Up to and including the line with "deg 2theta step", write out the listing from its first line, minus the pictures.

▶ _Entries supplied_:
______________________________

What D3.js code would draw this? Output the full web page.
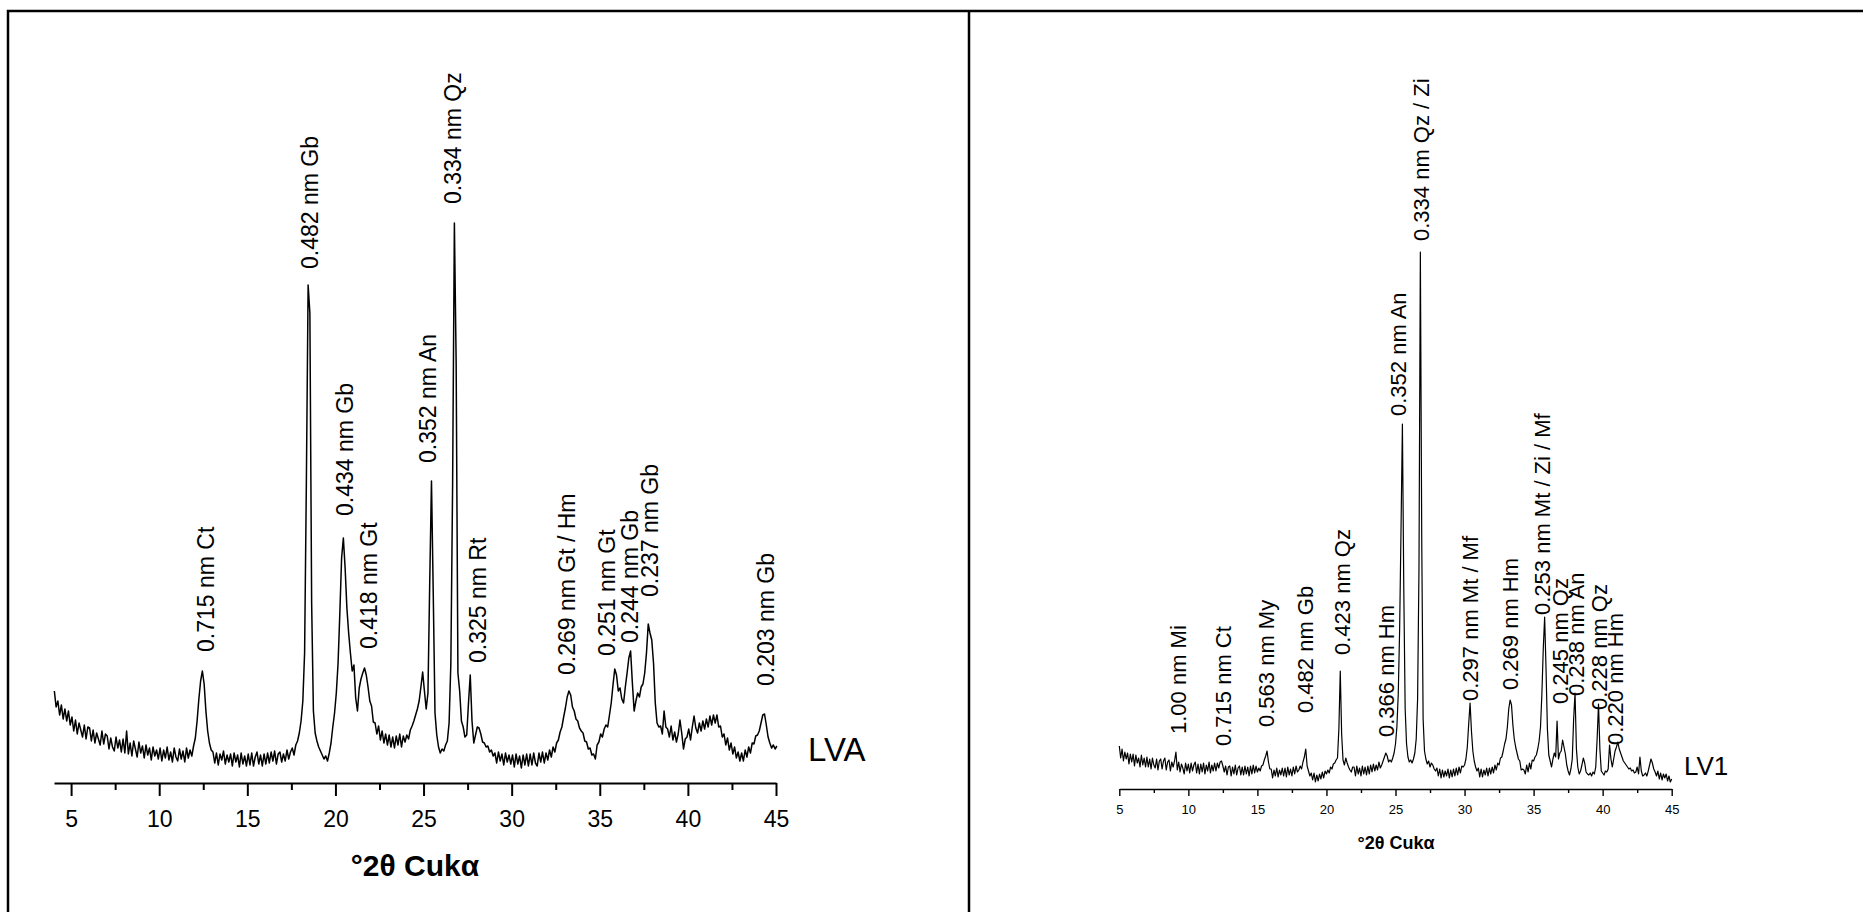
<!DOCTYPE html>
<html>
<head>
<meta charset="utf-8">
<script src="https://cdn.jsdelivr.net/npm/d3@7"></script>
<style>
  body { margin: 0; background: #fff; }
  svg { display: block; }
  text { font-family: "Liberation Sans", Arial, sans-serif; fill: #000; }
</style>
</head>
<body>
<svg id="chart" width="1863" height="912"></svg>
<script>
// XRD patterns, intensity (a.u.), one value per 0.1 deg 2theta step

// LVA pattern, first step at 4.05 deg
const lvaStart = 4.05;
const lvaStep = 0.1;
const lvaCounts = [
  92,76,82,68,78,64,74,62,72,58,      // 4.05
  66,52,63,49,60,53,46,58,44,56,      // 5.05
  55,42,53,40,50,44,38,52,39,49,      // 6.05
  47,34,45,36,32,46,35,43,31,44,      // 7.05
  30,52,29,40,27,42,34,26,41,30,      // 8.05
  37,25,38,28,35,23,36,27,33,24,      // 9.05
  35,22,33,25,36,23,31,21,35,26,      // 10.05
  22,34,24,32,21,35,25,33,27,37,      // 11.05
  45,62,84,102,112,99,72,52,40,33,    // 12.05
  31,20,30,18,29,23,32,19,28,21,      // 13.05
  29,17,30,21,28,16,30,19,27,17,      // 14.05
  29,18,30,17,26,31,19,28,17,29,      // 15.05
  19,30,20,31,22,32,19,29,31,21,      // 16.05
  29,22,33,24,31,35,28,38,42,50,      // 17.05
  62,82,130,300,498,470,180,72,50,42, // 18.05
  36,32,28,24,27,22,30,40,56,70,      // 19.05
  90,120,170,225,245,215,175,150,130,112, // 20.05
  118,85,72,95,104,110,115,108,96,82, // 21.05
  77,61,60,49,57,43,52,40,49,38,      // 22.05
  48,36,46,35,47,38,49,36,47,41,      // 23.05
  48,44,53,57,62,68,74,82,96,111,     // 24.05
  92,74,90,200,302,190,70,48,36,30,   // 25.05
  34,32,38,42,60,120,300,560,420,110, // 26.05
  92,62,56,46,48,80,108,62,40,48,     // 27.05
  56,55,49,41,40,36,37,31,33,27,      // 28.05
  30,20,31,22,29,18,30,21,28,19,      // 29.05
  28,16,29,19,27,15,28,18,29,17,      // 30.05
  29,18,30,20,17,30,21,31,20,30,      // 31.05
  23,33,26,36,31,40,43,51,56,66,      // 32.05
  75,86,92,88,76,72,64,62,55,52,      // 33.05
  50,42,41,34,35,28,29,24,38,41,      // 34.05
  49,46,54,58,56,68,80,98,114,108,    // 35.05
  92,95,84,80,96,110,125,132,100,72,  // 36.05
  82,90,86,96,99,110,130,159,150,143, // 37.05
  120,80,60,56,57,49,72,56,54,46,     // 38.05
  57,43,51,41,49,63,50,34,44,46,      // 39.05
  54,43,56,67,55,50,60,52,62,54,      // 40.05
  64,56,67,58,68,60,68,56,57,46,      // 41.05
  49,38,45,33,40,29,36,25,31,22,      // 42.05
  30,22,33,26,36,30,40,39,47,48,      // 43.05
  52,60,68,69,58,46,40,35,38,34,      // 44.05
  37                                  // 45.05
];
const lvaLabelText = ['0.715 nm Ct', '0.482 nm Gb', '0.434 nm Gb', '0.418 nm Gt', '0.352 nm An',
  '0.334 nm Qz', '0.325 nm Rt', '0.269 nm Gt / Hm', '0.251 nm Gt', '0.244 nm Gb', '0.237 nm Gb', '0.203 nm Gb'];
const lvaLabelTheta = [12.63, 18.56, 20.52, 21.92, 25.27, 26.69, 28.08, 33.16, 35.42, 36.73, 37.86, 44.43];
const lvaLabelLevel = [131, 514, 267, 134, 320, 579, 120, 108, 127, 140, 186, 97];

// LV1 pattern, first step at 5.0 deg
const lv1Start = 5.0;
const lv1Step = 0.1;
const lv1Counts = [
  43,31,40,28,37,30,36,25,35,27,      // 5.0
  35,23,34,26,31,22,34,24,31,22,      // 6.0
  32,22,30,20,31,24,21,30,19,28,      // 7.0
  30,20,28,31,19,27,29,18,27,22,      // 8.0
  28,37,19,27,17,25,21,15,26,18,      // 9.0
  25,16,26,18,24,27,16,25,15,25,      // 10.0
  17,26,15,24,18,27,16,24,18,26,      // 11.0
  18,26,21,27,28,23,17,23,14,22,      // 12.0
  23,13,22,15,24,14,21,23,14,22,      // 13.0
  14,23,15,22,13,23,15,24,16,23,      // 14.0
  17,21,18,23,24,29,33,38,27,20,      // 15.0
  20,11,19,13,21,12,19,14,21,13,      // 16.0
  21,12,22,14,20,13,22,15,23,17,      // 17.0
  19,23,20,27,32,40,23,18,13,16,      // 18.0
  9,16,7,14,8,15,10,17,11,18,         // 19.0
  15,19,16,22,20,25,26,29,31,60,      // 20.0
  118,55,29,24,31,26,22,19,17,22,     // 21.0
  22,13,23,15,21,13,23,15,22,14,      // 22.0
  23,15,24,17,25,18,24,19,27,21,      // 23.0
  24,28,32,36,33,27,29,27,31,36,      // 24.0
  45,62,95,160,260,365,200,80,45,32,  // 25.0
  27,29,26,30,36,50,90,220,537,250,   // 26.0
  70,38,30,25,28,22,26,24,20,18,      // 27.0
  21,13,20,11,19,12,18,13,20,11,      // 28.0
  19,12,20,13,21,14,22,16,23,22,      // 29.0
  24,30,42,65,86,58,38,28,22,18,      // 30.0
  21,12,20,12,19,14,21,13,21,15,      // 31.0
  22,16,24,19,26,24,31,32,38,45,      // 32.0
  50,62,80,89,84,64,50,42,36,30,      // 33.0
  28,19,20,19,15,24,17,26,20,29,      // 34.0
  28,32,34,40,48,62,95,140,172,120,   // 35.0
  60,34,28,22,30,36,32,68,30,36,      // 36.0
  38,49,42,35,24,18,14,20,30,70,      // 37.0
  96,40,22,15,18,24,31,26,17,15,      // 38.0
  14,16,13,17,15,22,50,85,40,18,      // 39.0
  16,14,18,17,20,44,30,22,30,38,      // 40.0
  42,47,40,36,32,28,26,24,22,20,      // 41.0
  21,18,19,16,17,22,15,32,18,13,      // 42.0
  14,16,13,18,24,30,26,20,17,13,      // 43.0
  18,10,16,9,15,11,15,8,13,7,         // 44.0
  10                                  // 45.0
];
const lv1LabelText = ['1.00 nm Mi', '0.715 nm Ct', '0.563 nm My', '0.482 nm Gb', '0.423 nm Qz',
  '0.366 nm Hm', '0.352 nm An', '0.334 nm Qz / Zi', '0.297 nm Mt / Mf', '0.269 nm Hm',
  '0.253 nm Mt / Zi / Mf', '0.245 nm Qz', '0.238 nm An', '0.228 nm Qz', '0.220 nm Hm'];
const lv1LabelTheta = [9.26, 12.52, 15.66, 18.45, 21.15, 24.31, 25.23, 26.9, 30.39, 33.29, 35.65, 36.9, 38.06, 39.74, 40.9];
const lv1LabelLevel = [55, 43, 62, 76, 134, 52, 373, 548, 88, 99, 174, 85, 93, 79, 44];

// Axis ticks (deg 2theta)
const majorTicks = [5, 10, 15, 20, 25, 30, 35, 40, 45];
const minorTicks = [7.5, 12.5, 17.5, 22.5, 27.5, 32.5, 37.5, 42.5];
const axisTitle = '°2θ Cukα';

const FONT = '"Liberation Sans", Arial, sans-serif';
const svg = d3.select('#chart');

// frame lines
svg.append('path')
  .attr('d', 'M8,912V11H1863M969,11V912')
  .attr('fill', 'none')
  .attr('stroke', '#000')
  .attr('stroke-width', 2.5);

drawPanel({
  name: 'LVA',
  start: lvaStart, step: lvaStep, counts: lvaCounts,
  labelText: lvaLabelText, labelTheta: lvaLabelTheta, labelLevel: lvaLabelLevel,
  xDomain: [4.03, 45], xRange: [54, 776],
  axisY: 783, yTop: 183,
  lineWidth: 1.5, axisWidth: 2,
  majorSize: 13, minorSize: 7, tickPad: 15, tickFont: 23,
  labelFont: 23,
  title: { x: 415, y: 876, size: 30 },
  tag: { x: 808, y: 761, size: 33 }
});

drawPanel({
  name: 'LV1',
  start: lv1Start, step: lv1Step, counts: lv1Counts,
  labelText: lv1LabelText, labelTheta: lv1LabelTheta, labelLevel: lv1LabelLevel,
  xDomain: [5, 45], xRange: [1119.3, 1671.7],
  axisY: 789, yTop: 189,
  lineWidth: 1.2, axisWidth: 1.4,
  majorSize: 7, minorSize: 4, tickPad: 9, tickFont: 13,
  labelFont: 22,
  title: { x: 1396, y: 849, size: 18 },
  tag: { x: 1684, y: 775, size: 26 }
});

function drawPanel(cfg) {
  const x = d3.scaleLinear().domain(cfg.xDomain).range(cfg.xRange);
  const y = d3.scaleLinear().domain([0, 600]).range([cfg.axisY, cfg.yTop]);
  const g = svg.append('g').attr('class', 'panel-' + cfg.name);

  // pattern
  const line = d3.line()
    .x((d, i) => x(cfg.start + i * cfg.step))
    .y(d => y(d));
  g.append('path')
    .datum(cfg.counts)
    .attr('fill', 'none')
    .attr('stroke', '#000')
    .attr('stroke-width', cfg.lineWidth)
    .attr('stroke-linejoin', 'round')
    .attr('d', line);

  // x axis, major ticks
  const axis = g.append('g')
    .attr('transform', `translate(0,${cfg.axisY})`)
    .call(d3.axisBottom(x)
      .tickValues(majorTicks)
      .tickSize(cfg.majorSize)
      .tickSizeOuter(0)
      .tickPadding(cfg.tickPad)
      .tickFormat(d3.format('d')));
  axis.attr('font-family', FONT).attr('font-size', cfg.tickFont);
  axis.select('.domain').attr('stroke-width', cfg.axisWidth);
  axis.selectAll('.tick line').attr('stroke-width', cfg.axisWidth);

  // minor ticks
  const minor = g.append('g')
    .attr('transform', `translate(0,${cfg.axisY})`)
    .call(d3.axisBottom(x).tickValues(minorTicks).tickSize(cfg.minorSize).tickFormat(''));
  minor.select('.domain').remove();
  minor.selectAll('.tick line').attr('stroke-width', cfg.axisWidth);

  // peak labels
  g.selectAll('text.peak')
    .data(cfg.labelText)
    .enter()
    .append('text')
    .attr('class', 'peak')
    .attr('transform', (d, i) => `translate(${x(cfg.labelTheta[i])},${y(cfg.labelLevel[i])}) rotate(-90)`)
    .attr('dy', '0.35em')
    .attr('font-size', cfg.labelFont)
    .text(d => d);

  // axis title
  g.append('text')
    .attr('x', cfg.title.x)
    .attr('y', cfg.title.y)
    .attr('text-anchor', 'middle')
    .attr('font-weight', 'bold')
    .attr('font-size', cfg.title.size)
    .text(axisTitle);

  // sample name
  g.append('text')
    .attr('x', cfg.tag.x)
    .attr('y', cfg.tag.y)
    .attr('font-size', cfg.tag.size)
    .text(cfg.name);
}
</script>
</body>
</html>
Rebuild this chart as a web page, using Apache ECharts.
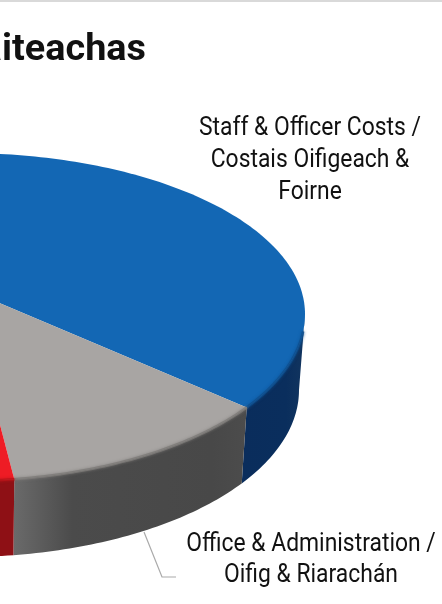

______________________________

▶ _Response_:
What D3.js code would draw this? Output the full web page.
<!DOCTYPE html>
<html>
<head>
<meta charset="utf-8">
<script src="https://cdn.jsdelivr.net/npm/d3@7"></script>
<style>
  body { margin: 0; background: #fff; }
  svg { display: block; }
  text { font-family: "Liberation Sans", Arial, sans-serif; fill: #000; }
</style>
</head>
<body>
<svg id="chart" width="1863" height="912"></svg>
<script>
// XRD patterns, intensity (a.u.), one value per 0.1 deg 2theta step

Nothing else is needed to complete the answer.